TASK STATEMENT
Starting at the first line of the listing below, repeat each line exactly until the line containing "plt.rcParams['font.family'] = ['Roboto', 'DejaVu", which you include. Leave out pictures.

===== GIVEN INFORMATION

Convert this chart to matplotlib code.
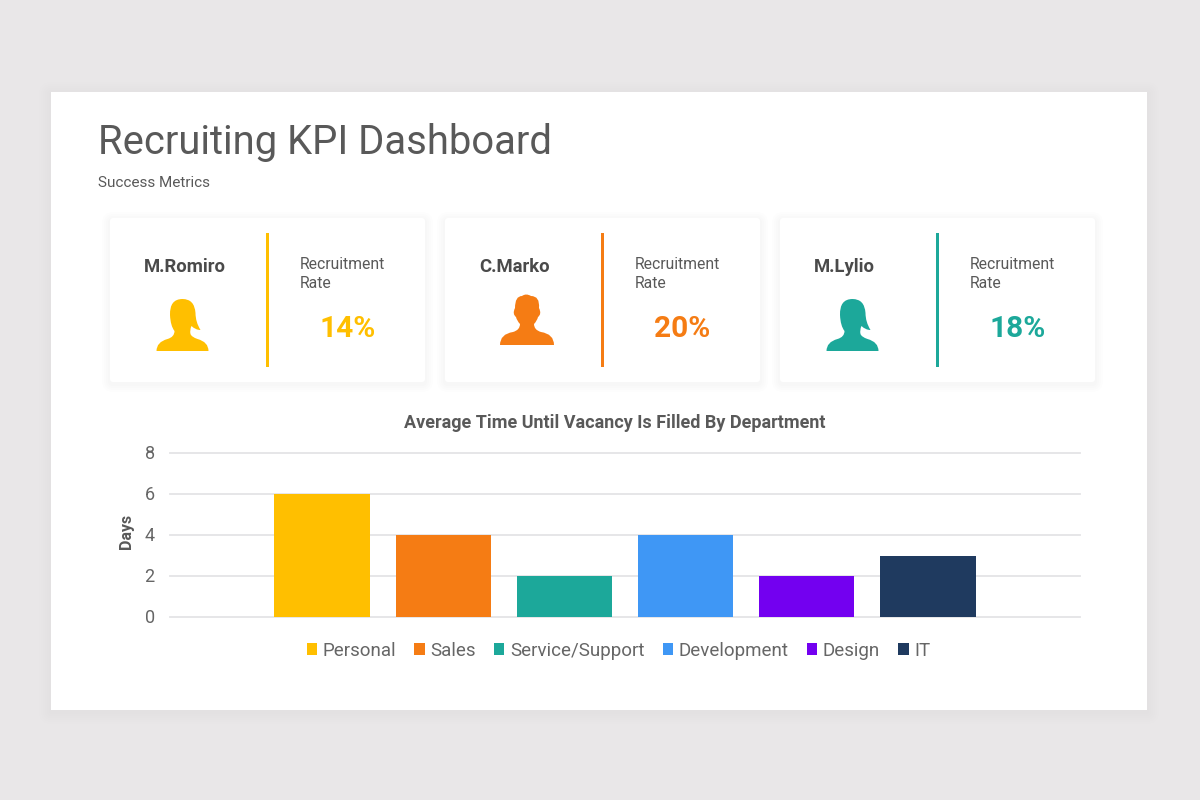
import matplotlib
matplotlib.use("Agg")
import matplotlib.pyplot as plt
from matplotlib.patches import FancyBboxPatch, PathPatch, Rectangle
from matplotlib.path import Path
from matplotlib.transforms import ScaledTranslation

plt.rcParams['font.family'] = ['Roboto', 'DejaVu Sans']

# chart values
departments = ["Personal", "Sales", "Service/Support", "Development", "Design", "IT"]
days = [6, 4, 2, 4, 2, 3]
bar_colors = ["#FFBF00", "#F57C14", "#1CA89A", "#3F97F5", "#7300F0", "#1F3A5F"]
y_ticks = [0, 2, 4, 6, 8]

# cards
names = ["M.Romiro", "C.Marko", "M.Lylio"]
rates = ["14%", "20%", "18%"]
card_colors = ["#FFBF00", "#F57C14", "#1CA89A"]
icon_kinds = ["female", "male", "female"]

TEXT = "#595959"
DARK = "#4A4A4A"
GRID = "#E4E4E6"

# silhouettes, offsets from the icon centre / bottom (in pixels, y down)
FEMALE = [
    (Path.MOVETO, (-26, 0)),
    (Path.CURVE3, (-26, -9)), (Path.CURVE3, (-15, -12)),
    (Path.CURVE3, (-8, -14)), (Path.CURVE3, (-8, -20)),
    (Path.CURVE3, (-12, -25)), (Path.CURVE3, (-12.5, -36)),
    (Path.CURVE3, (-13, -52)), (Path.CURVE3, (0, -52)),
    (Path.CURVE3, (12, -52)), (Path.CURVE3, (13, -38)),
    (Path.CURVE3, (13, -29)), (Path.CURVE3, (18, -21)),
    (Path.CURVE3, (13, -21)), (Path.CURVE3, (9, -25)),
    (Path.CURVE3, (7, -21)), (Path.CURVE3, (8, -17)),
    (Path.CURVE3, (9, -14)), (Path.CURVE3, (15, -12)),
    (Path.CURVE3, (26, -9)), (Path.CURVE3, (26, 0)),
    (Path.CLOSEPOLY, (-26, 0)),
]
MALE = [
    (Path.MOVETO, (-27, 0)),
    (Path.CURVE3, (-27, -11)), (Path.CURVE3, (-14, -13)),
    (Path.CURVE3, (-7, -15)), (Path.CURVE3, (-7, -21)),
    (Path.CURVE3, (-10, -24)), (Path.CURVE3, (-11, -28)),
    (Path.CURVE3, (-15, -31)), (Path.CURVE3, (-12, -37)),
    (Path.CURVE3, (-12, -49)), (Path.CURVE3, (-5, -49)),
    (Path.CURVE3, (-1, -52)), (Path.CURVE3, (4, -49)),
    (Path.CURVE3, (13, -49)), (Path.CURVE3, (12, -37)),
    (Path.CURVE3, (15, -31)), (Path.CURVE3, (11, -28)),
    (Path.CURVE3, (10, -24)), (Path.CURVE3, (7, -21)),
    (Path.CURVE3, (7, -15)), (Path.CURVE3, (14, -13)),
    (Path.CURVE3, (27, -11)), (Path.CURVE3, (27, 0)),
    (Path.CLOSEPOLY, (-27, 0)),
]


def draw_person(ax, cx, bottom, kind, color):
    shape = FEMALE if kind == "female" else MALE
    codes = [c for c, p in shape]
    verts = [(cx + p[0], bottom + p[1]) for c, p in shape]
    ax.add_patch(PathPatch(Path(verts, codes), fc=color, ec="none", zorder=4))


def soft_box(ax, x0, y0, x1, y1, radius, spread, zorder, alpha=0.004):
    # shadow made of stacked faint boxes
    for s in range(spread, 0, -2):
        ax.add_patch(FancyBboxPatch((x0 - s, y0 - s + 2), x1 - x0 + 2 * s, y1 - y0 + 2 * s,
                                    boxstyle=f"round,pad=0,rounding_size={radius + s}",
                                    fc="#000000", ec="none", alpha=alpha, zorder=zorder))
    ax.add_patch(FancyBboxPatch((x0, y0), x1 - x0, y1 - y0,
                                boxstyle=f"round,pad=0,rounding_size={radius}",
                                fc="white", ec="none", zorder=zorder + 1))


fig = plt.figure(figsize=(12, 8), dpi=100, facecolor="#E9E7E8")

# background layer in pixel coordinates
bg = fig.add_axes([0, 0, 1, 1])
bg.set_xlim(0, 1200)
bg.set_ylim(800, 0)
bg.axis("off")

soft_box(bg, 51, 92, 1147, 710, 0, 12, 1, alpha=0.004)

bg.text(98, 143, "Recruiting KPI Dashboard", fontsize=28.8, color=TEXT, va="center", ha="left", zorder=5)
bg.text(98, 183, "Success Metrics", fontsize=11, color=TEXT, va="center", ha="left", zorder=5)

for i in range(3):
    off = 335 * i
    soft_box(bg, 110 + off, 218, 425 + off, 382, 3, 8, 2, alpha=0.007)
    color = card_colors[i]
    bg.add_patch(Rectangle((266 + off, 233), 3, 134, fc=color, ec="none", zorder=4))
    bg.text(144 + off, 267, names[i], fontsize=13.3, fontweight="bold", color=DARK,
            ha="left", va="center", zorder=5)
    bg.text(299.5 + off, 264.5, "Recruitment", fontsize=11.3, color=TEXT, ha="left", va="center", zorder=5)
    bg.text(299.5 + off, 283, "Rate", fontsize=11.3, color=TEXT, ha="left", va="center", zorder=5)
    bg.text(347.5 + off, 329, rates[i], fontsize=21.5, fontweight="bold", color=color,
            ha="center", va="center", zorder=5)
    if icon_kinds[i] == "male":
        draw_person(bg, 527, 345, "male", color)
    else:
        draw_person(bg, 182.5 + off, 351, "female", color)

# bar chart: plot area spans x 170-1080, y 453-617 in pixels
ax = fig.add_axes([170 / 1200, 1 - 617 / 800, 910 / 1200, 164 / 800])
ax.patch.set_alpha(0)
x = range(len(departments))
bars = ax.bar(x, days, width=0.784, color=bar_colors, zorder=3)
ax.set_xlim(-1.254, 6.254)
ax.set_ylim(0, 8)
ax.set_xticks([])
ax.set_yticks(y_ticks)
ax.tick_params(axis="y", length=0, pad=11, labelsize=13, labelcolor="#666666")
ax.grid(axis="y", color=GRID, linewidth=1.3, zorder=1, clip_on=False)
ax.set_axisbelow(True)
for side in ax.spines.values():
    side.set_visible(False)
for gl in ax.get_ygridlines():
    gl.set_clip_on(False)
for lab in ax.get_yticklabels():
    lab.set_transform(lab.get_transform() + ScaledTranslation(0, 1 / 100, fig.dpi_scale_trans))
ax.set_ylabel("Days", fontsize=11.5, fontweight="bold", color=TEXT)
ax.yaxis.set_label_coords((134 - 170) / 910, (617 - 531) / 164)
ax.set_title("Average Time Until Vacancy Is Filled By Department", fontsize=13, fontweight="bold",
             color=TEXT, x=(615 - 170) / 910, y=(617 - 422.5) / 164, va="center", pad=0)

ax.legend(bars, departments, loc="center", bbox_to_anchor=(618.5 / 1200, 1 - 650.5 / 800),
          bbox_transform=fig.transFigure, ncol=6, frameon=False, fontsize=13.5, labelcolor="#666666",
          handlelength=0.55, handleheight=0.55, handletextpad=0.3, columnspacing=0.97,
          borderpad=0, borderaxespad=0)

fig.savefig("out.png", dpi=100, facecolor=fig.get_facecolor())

==========

FULL RESPONSE
Convert this chart to matplotlib code.
import matplotlib
matplotlib.use("Agg")
import matplotlib.pyplot as plt
from matplotlib.patches import FancyBboxPatch, PathPatch, Rectangle
from matplotlib.path import Path
from matplotlib.transforms import ScaledTranslation

plt.rcParams['font.family'] = ['Roboto', 'DejaVu Sans']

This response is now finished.